Starting in Cassville in early 2011, Walensky has seen a number of changes to the city's water system that has dropped water losses to its lowest point in years, only 20 percent.
"We finally started getting a handle on metering," he said. "Some of the meters were still very significant in size, and things got a lot better when we started working with the Rural Missouri Water Association in pinpointing water losses."
Walensky said the city has a more accurate gage now of how much water may be lost due to the amount of psi going through a pipe, the size of the pipe and the type of the crack.
"There were a lot of factors we were not taking advantage of, and we have more engineering technology helping us determine what's going on in our water system," he said.
Walensky said back in 2009, the lack of technology probably meant the 60 percent water loss number was inaccurate, and not a good kind of inaccurate.
"Unfortunately, they were probably inaccurate, and the real number was probably worse," he said. "About 60 percent was the number documented in the 2009 master plan, but that number was probably higher."

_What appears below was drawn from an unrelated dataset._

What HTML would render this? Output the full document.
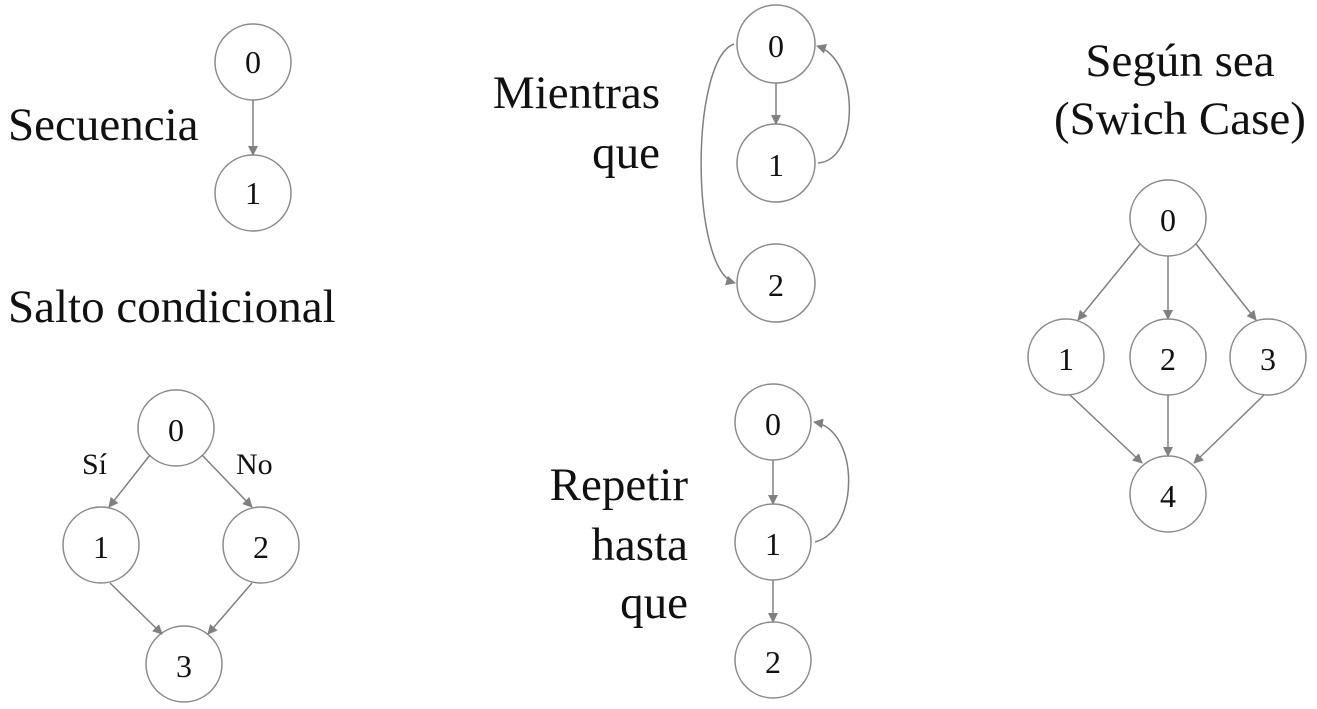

Walensky said since he started working for the city, he has been taking steps to keep water losses as low as possible, shooting for the below-10-percent goal set forth by the Department of Natural Resources.
"I applied a year ago for a DNR grant for a hydraulic water distribution study, and we got that grant and the results have just been reported this week," he said. "We plan to apply for a phase two grant to identify potential weak points in the pipes, then begin construction to repair those high-risk lines."
Walensky said repairing the pipes is the last item on the list of what should be done to reach under 10 percent water loss.
Walensky said the city has already done work to have annual checks on the city's wells, rehabilitated the city's water towers, and brokered the deal for new, more accurate meters, which replace some that are more than a decade old and could be under-reading a customer's water usage.
"The last thing is piping," Walensky said. "If we can get the grant money and do construction to fix these hot spots for leaks, it will be like having a whole new water system," he said. "I'm very appreciative of the state for offering such grants, and I'm very aggressive in taking advantage of them."
Walensky said decreasing the water losses is a way for the city to save money, and the water and sewer departments have had trouble staying in the black over the last nearly 20 years.
"The water department and sewer department combined had not been in the black since 1997 before we started to break even last year," Walensky said. "The water department was not making enough money because there hadn't been a rate increase from 2001 to 2011."